Ai sensi dell’art.13, comma 1-quater del D.P.R. 115 del 2002, deve darsi atto della sussistenza dei presupposti processuali per il versamento, da parte del ricorrente, di un ulteriore importo a titolo di contributo unificato pari a quello previsto per il ricorso per cassazione, a norma del comma 1-bis dello stesso art. 13, ove dovuto (Cass. S.U. n. 5314/2020).

Va disposto che in caso di diffusione della presente ordinanza siano omesse le generalità delle parti e dei soggetti in essa menzionati, a norma del D.Lgs. 30 giugno 2003 n. 196, art. 52.

P.Q.M.

La Corte dichiara inammissibile il ricorso; condanna il ricorrente alla rifusione delle spese di lite del presente giudizio, liquidate in Euro 2.600,00, di cui Euro 200,00 per esborsi, oltre rimborso spese generali (15%) ed accessori, come per legge.

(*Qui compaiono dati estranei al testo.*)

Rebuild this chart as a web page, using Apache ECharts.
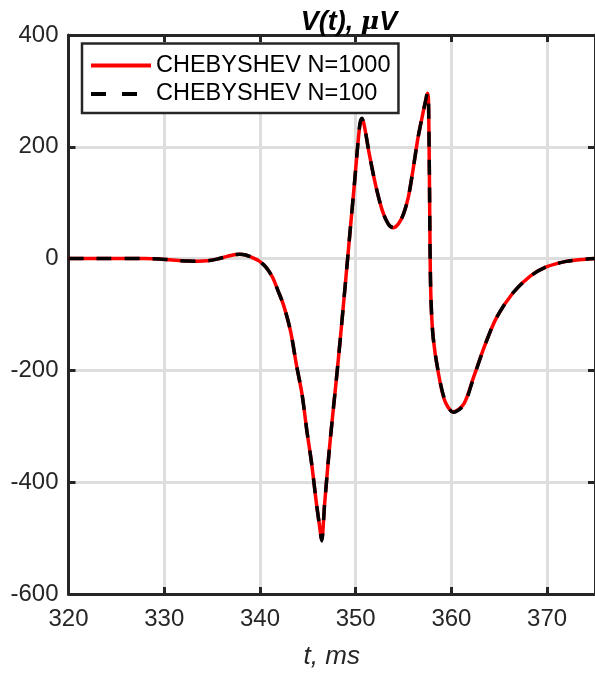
<!DOCTYPE html>
<html>
<head>
<meta charset="utf-8">
<script src="https://cdn.jsdelivr.net/npm/echarts@6/dist/echarts.min.js"></script>
<style>html,body{margin:0;padding:0;background:#fff}#c{width:595px;height:675px}</style>
</head>
<body>
<div id="c"></div>
<script>
// time, ms
var tValues = [320, 322, 324, 326, 328, 329.5, 330.5, 331.5, 332.5, 333.5, 334.5, 335.5, 336.5, 337.3, 337.9, 338.5, 339.2, 339.9, 340.6, 341.3, 341.9, 342.5, 343.2, 343.8, 344.4, 344.9, 345.4, 345.9, 346.2, 346.45, 346.75, 347.2, 347.6, 348.0, 348.5, 349.0, 349.5, 349.9, 350.2, 350.45, 350.65, 350.9, 351.4, 352.1, 352.8, 353.4, 353.9, 354.5, 355.0, 355.5, 356.0, 356.5, 357.0, 357.3, 357.5, 357.6, 357.7, 357.78, 357.88, 358.1, 358.6, 359.3, 360.2, 361.3, 362.3, 363.5, 364.7, 366.4, 368.2, 369.9, 372.0, 374.0, 375.0];
// CHEBYSHEV N=1000, µV
var v1000 = [0, 0, 0, 0, 0, -0.5, -2, -3.5, -4.5, -4.8, -4, -1, 3.5, 7, 8, 6.5, 2, -4, -15, -33, -58, -85, -130, -189, -243, -308, -367, -438, -475, -503, -440, -350, -280, -213, -124, -30, 65, 140, 200, 240, 250, 238, 189, 130, 85, 62, 55, 63, 80, 110, 160, 215, 258, 282, 296, 285, 150, 0, -80, -142, -201, -254, -274, -260, -213, -155, -106, -62, -32, -15, -5, -1, 0];
// CHEBYSHEV N=100, µV
var v100 = [0, 0, 0, 0, 0, -0.5, -2, -3.5, -4.5, -4.8, -4, -1, 3.5, 7, 8, 6.5, 2, -4, -15, -33, -58, -85, -130, -189, -243, -308, -367, -438, -475, -505, -440, -350, -280, -213, -124, -30, 65, 140, 200, 242, 251, 238, 189, 130, 85, 62, 56, 63, 80, 110, 160, 215, 258, 282, 297, 285, 150, 0, -80, -142, -200, -252, -275, -262, -214, -155, -106, -62, -32, -15, -5, -1, 0];
var xTicks = {min: 320, max: 375, interval: 10};
var yTicks = {min: -600, max: 400, interval: 200};

function pairs(ts, vs) { return ts.map(function (t, i) { return [t, vs[i]]; }); }

var FONT = 'Liberation Sans, Arial, Helvetica, sans-serif';
var DARK = '#262626';
var chart = echarts.init(document.getElementById('c'), null, {renderer: 'canvas'});
var baseAxis = {
  type: 'value',
  axisLine: {show: true, onZero: false, lineStyle: {color: DARK, width: 3}},
  axisTick: {show: true, inside: true, length: 7, lineStyle: {color: DARK, width: 3}},
  splitLine: {show: false}
};
chart.setOption({
  animation: false,
  backgroundColor: '#fff',
  title: {
    text: '{b|V(t), }{m|μ}{b|V}',
    left: 344, top: 4, textAlign: 'center',
    textStyle: {
      rich: {
        b: {fontFamily: FONT, fontSize: 27, fontWeight: 'bold', fontStyle: 'italic', color: '#000'},
        m: {fontFamily: 'DejaVu Serif, serif', fontSize: 25, fontStyle: 'italic', color: '#000'}
      }
    }
  },
  grid: {left: 68.5, right: -5, top: 35, bottom: 77, containLabel: false},
  legend: {
    orient: 'vertical', left: 82, top: 43.5,
    padding: [10, 8, 7, 7], itemGap: 4.5, itemWidth: 60, itemHeight: 0.5,
    backgroundColor: '#fff', borderColor: DARK, borderWidth: 2.5,
    lineStyle: {width: 4},
    textStyle: {fontFamily: FONT, fontSize: 23.5, color: '#000'},
    data: [
      {name: 'CHEBYSHEV N=1000', lineStyle: {width: 4}},
      {name: 'CHEBYSHEV N=100', lineStyle: {width: 4, type: [15, 16]}}
    ]
  },
  xAxis: [
    Object.assign({}, baseAxis, {
      position: 'bottom', min: xTicks.min, max: xTicks.max, interval: xTicks.interval,
      name: 't, ms', nameLocation: 'middle', nameGap: 50,
      nameTextStyle: {fontFamily: FONT, fontSize: 26, fontStyle: 'italic', color: DARK},
      axisLabel: {fontFamily: FONT, fontSize: 24, color: DARK, margin: 13, showMaxLabel: false},
      splitLine: {show: true, lineStyle: {color: '#dedede', width: 3}}
    }),
    Object.assign({}, baseAxis, {
      position: 'top', min: xTicks.min, max: xTicks.max, interval: xTicks.interval,
      axisLabel: {show: false}
    })
  ],
  yAxis: [
    Object.assign({}, baseAxis, {
      position: 'left', min: yTicks.min, max: yTicks.max, interval: yTicks.interval,
      axisLabel: {fontFamily: FONT, fontSize: 24, color: DARK, margin: 10},
      splitLine: {show: true, lineStyle: {color: '#dedede', width: 3}}
    }),
    Object.assign({}, baseAxis, {
      position: 'right', min: yTicks.min, max: yTicks.max, interval: yTicks.interval,
      axisLabel: {show: false}
    })
  ],
  series: [
    {
      name: 'CHEBYSHEV N=1000', type: 'line', xAxisIndex: 0, yAxisIndex: 0,
      data: pairs(tValues, v1000), symbol: 'none', smooth: 0.3, z: 3,
      lineStyle: {color: '#ff0000', width: 3.5}, itemStyle: {color: '#ff0000'}
    },
    {
      name: 'CHEBYSHEV N=100', type: 'line', xAxisIndex: 0, yAxisIndex: 0,
      data: pairs(tValues, v100), symbol: 'none', smooth: 0.3, z: 4,
      lineStyle: {color: '#000000', width: 3.5, type: [15, 13]}, itemStyle: {color: '#000000'}
    }
  ]
});
</script>
</body>
</html>
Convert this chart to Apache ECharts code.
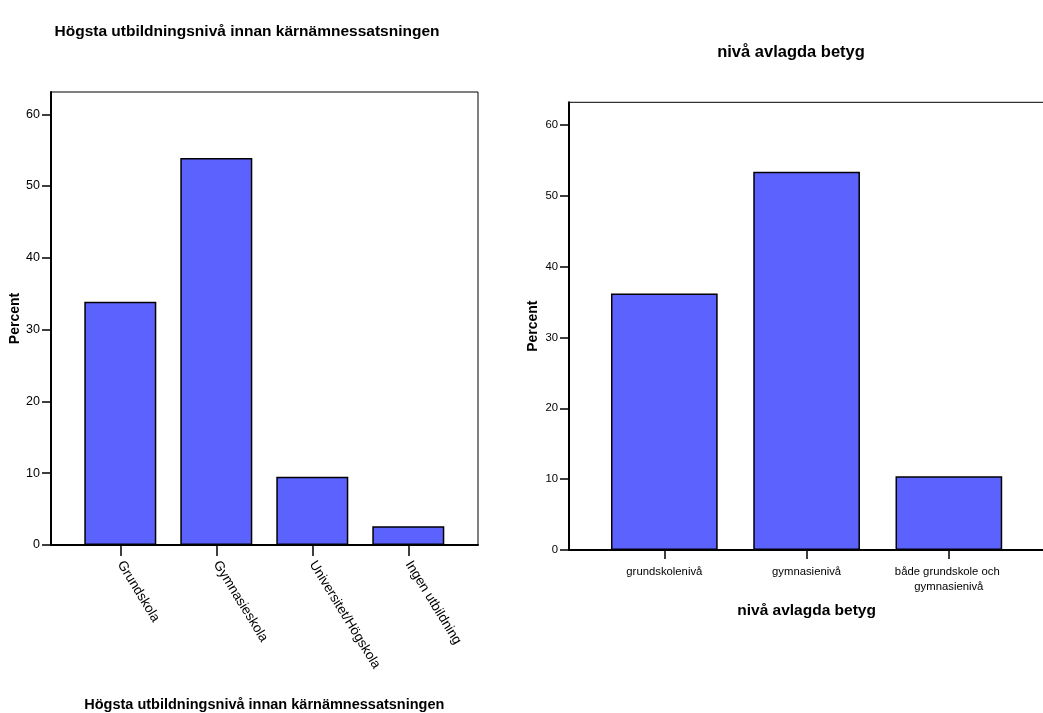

Ai sensi dell’art.13, comma 1-quater del D.P.R. 115 del 2002, dà atto della sussistenza dei presupposti processuali per il versamento, da parte del ricorrente, di un ulteriore importo a titolo di contributo unificato pari a quello previsto per il ricorso per cassazione, a norma del comma 1-bis dello stesso art. 13, ove dovuto.

Dispone che in caso di diffusione della presente ordinanza siano omesse le generalità delle parti e dei soggetti in essa menzionati, a norma del D.Lgs. 30 giugno 2003 n. 196, art. 52.

Così deciso in Roma, il 14 marzo 2024.

Depositata in Cancelleria il 18 ottobre 2024.

In caso di diffusione omettere le generalità e gli altri dati identificativi dei soggetti interessati nei termini indicati.